There are a lot of different issues here but today we’re talking about the hot stove, or any other object of danger.  Fact is: I keep touching the hot stove even though I know with great certainty that the hot stove will cause injury.  I have seen the proof and the impact on my life over and over again and yet I keep putting my hand into the flame.

Why not avoid the object of danger?  After years of soul-searching, I’m still not sure why.  Some have suggested –  I don’t love myself enough, I have low self-esteem, I am co-dependent, I have abandonment issues and the list goes on.  There are so many possible explanations, but regardless of the reason, I ignore the heat and keep getting burned.

A quick story that relates to this issue:  many moons ago, I worked as a cook and, typical of kitchens back then, I worked with a bunch of guys who gave me a pretty hard time.  They were always doing some new, horrible thing to me or “making” me do things I didn’t want to do; one of these things was the game of “slap the flat top,” a burnerless flat cooking surface.  In their game, everyone had to slap the flat top as many times as they could before the heat became unbearable.  I had no interest in playing this game, but knew they would torture me relentlessly if I didn’t do want they wanted.  So, over and over and over, I slapped the flat top, regardless of how hot it was or if my hand was hurting, simply so maybe they’d leave me alone.  I never once considered simply saying “no” and walking away from their game.  Nor did I realize that the more I complied with them, the more hot stoves I would encounter in my future.

I still don’t know why, but I continue to touch the hot stove.  I never learned that I had any other choice and keep hoping that if I endure the heat,  then maybe, just maybe, I will eventually get the peace and happiness I deserve.  Strangely, I’ve never considered that I have another choice: do what feels good and avoid what feels bad.

The hot stove is the biggest challenge I face in my journey.  I’m learning to avoid the pain, but sometimes I still walk into the flames and hurt myself and forget that there is another choice: don’t touch the stove when it’s hot. Easy, right?

Remember to Put the Glass Down

My sister sent this piece to me today. It is so simple yet so meaningful that I want to include it in my blog and share it with others. I’d like to give credit to its author, but I haven’t been able to find the original and will give credit if anyone identifies it for me.

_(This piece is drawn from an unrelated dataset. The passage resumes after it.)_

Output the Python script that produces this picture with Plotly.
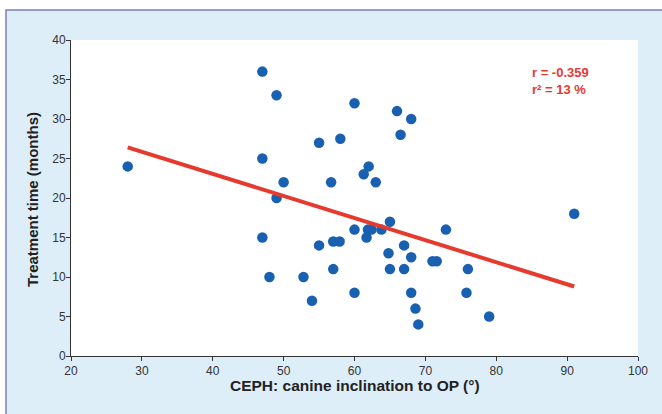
import plotly.graph_objects as go

# Data
canine_inclination = [28, 47, 49, 47, 50, 49, 47, 48, 55, 58, 60, 56.7, 61.3, 62, 63,
                      55, 57, 57.9, 57, 52.8, 54, 60, 60, 61.7, 61.9, 62.4, 63.8, 65,
                      64.8, 65, 66, 66.5, 68, 67, 67, 68, 68, 68.6, 69, 71, 71.6, 72.9,
                      76, 75.8, 79, 91]
treatment_months = [24, 36, 33, 25, 22, 20, 15, 10, 27, 27.5, 32, 22, 23, 24, 22,
                    14, 14.5, 14.5, 11, 10, 7, 16, 8, 15, 16, 16, 16, 17,
                    13, 11, 31, 28, 30, 14, 11, 12.5, 8, 6, 4, 12, 12, 16,
                    11, 8, 5, 18]
fit_x = [28, 91]
fit_y = [26.4, 8.8]
stats_text = ["r = -0.359", "r\u00b2 = 13 %"]
x_title = "CEPH: canine inclination to OP (°)"
y_title = "Treatment time (months)"
x_ticks = [20, 30, 40, 50, 60, 70, 80, 90, 100]
y_ticks = [0, 5, 10, 15, 20, 25, 30, 35, 40]

W, H = 662, 414
L, R, T, B = 71, 24, 40, 58
pw, ph = W - L - R, H - T - B

def px_x(p):
    return (p - L) / pw

def px_y(p):
    return (H - B - p) / ph

BLUE = "#1961b0"
RED = "#e63a2e"
FONT = "Liberation Sans, Arial, sans-serif"

fig = go.Figure()
fig.add_trace(go.Scatter(
    x=canine_inclination, y=treatment_months, mode="markers",
    marker=dict(size=10.5, color=BLUE, line=dict(width=0)),
    showlegend=False, hoverinfo="x+y"))
fig.add_trace(go.Scatter(
    x=fit_x, y=fit_y, mode="lines",
    line=dict(color=RED, width=4), showlegend=False, hoverinfo="skip"))

shapes = [
    dict(type="rect", xref="paper", yref="paper", layer="below",
         x0=px_x(6), x1=px_x(675), y0=px_y(425), y1=px_y(10),
         fillcolor="#ddeef9", line=dict(color="#7a7fc0", width=1.5)),
    dict(type="rect", xref="paper", yref="paper", layer="below",
         x0=0, x1=1, y0=0, y1=1, fillcolor="white", line=dict(width=0)),
]

annotations = [
    dict(text="<b>%s</b>" % stats_text[0], xref="paper", yref="paper",
         x=px_x(530), y=px_y(72), xanchor="left", yanchor="middle",
         showarrow=False, font=dict(family=FONT, size=13, color=RED)),
    dict(text="<b>%s</b>" % stats_text[1], xref="paper", yref="paper",
         x=px_x(530), y=px_y(90), xanchor="left", yanchor="middle",
         showarrow=False, font=dict(family=FONT, size=13, color=RED)),
    dict(text="<b>%s</b>" % x_title, xref="paper", yref="paper",
         x=px_x(355), y=px_y(385), xanchor="center", yanchor="middle",
         showarrow=False, font=dict(family=FONT, size=15.5, color="#222222")),
    dict(text="<b>%s</b>" % y_title, xref="paper", yref="paper",
         x=px_x(32), y=px_y(200), xanchor="center", yanchor="middle",
         textangle=-90, showarrow=False,
         font=dict(family=FONT, size=15, color="#222222")),
]

axis_common = dict(showline=True, linecolor="#333333", linewidth=1,
                   ticks="outside", ticklen=4, tickcolor="#333333", tickwidth=1,
                   showgrid=False, zeroline=False,
                   tickfont=dict(family=FONT, size=12, color="#333333"))

fig.update_layout(
    width=W, height=H,
    margin=dict(l=L, r=R, t=T, b=B, pad=0),
    paper_bgcolor="white", plot_bgcolor="white",
    shapes=shapes, annotations=annotations,
    font=dict(family=FONT),
    xaxis=dict(range=[20, 100], tickvals=x_ticks, **axis_common),
    yaxis=dict(range=[0, 40], tickvals=y_ticks, ticklabelstandoff=-2, **axis_common),
)

fig.write_html("out.html",
               config={"displayModeBar": False},
               post_script="document.body.style.margin='0';document.body.style.overflow='hidden';")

Anyway, it goes like this:

A psychologist walked around a room while teaching stress management to an audience. As she raised a glass of water, everyone expected they’d be asked the “half empty or half full” question. Instead, with a smile on her face, she inquired: “How heavy is this glass of water?” Answers called out ranged from 8 oz. to 20 oz. She replied, “The absolute weight doesn’t matter. It depends on how long I hold it. If I hold it for a minute, it’s not a problem. If I hold it for an hour, I’ll have an ache in my arm. If I hold it for a day, my arm will feel numb and paralyzed. In each case, the weight of the glass doesn’t change, but the longer I hold it, the heavier it becomes.” She continued, “The stresses and worries in life are like that glass of water. Think about them for a while and nothing happens. Think about them a bit longer and they begin to hurt. And if you think about them all day long, you will feel paralyzed – incapable of doing anything.” Remember to put the glass down.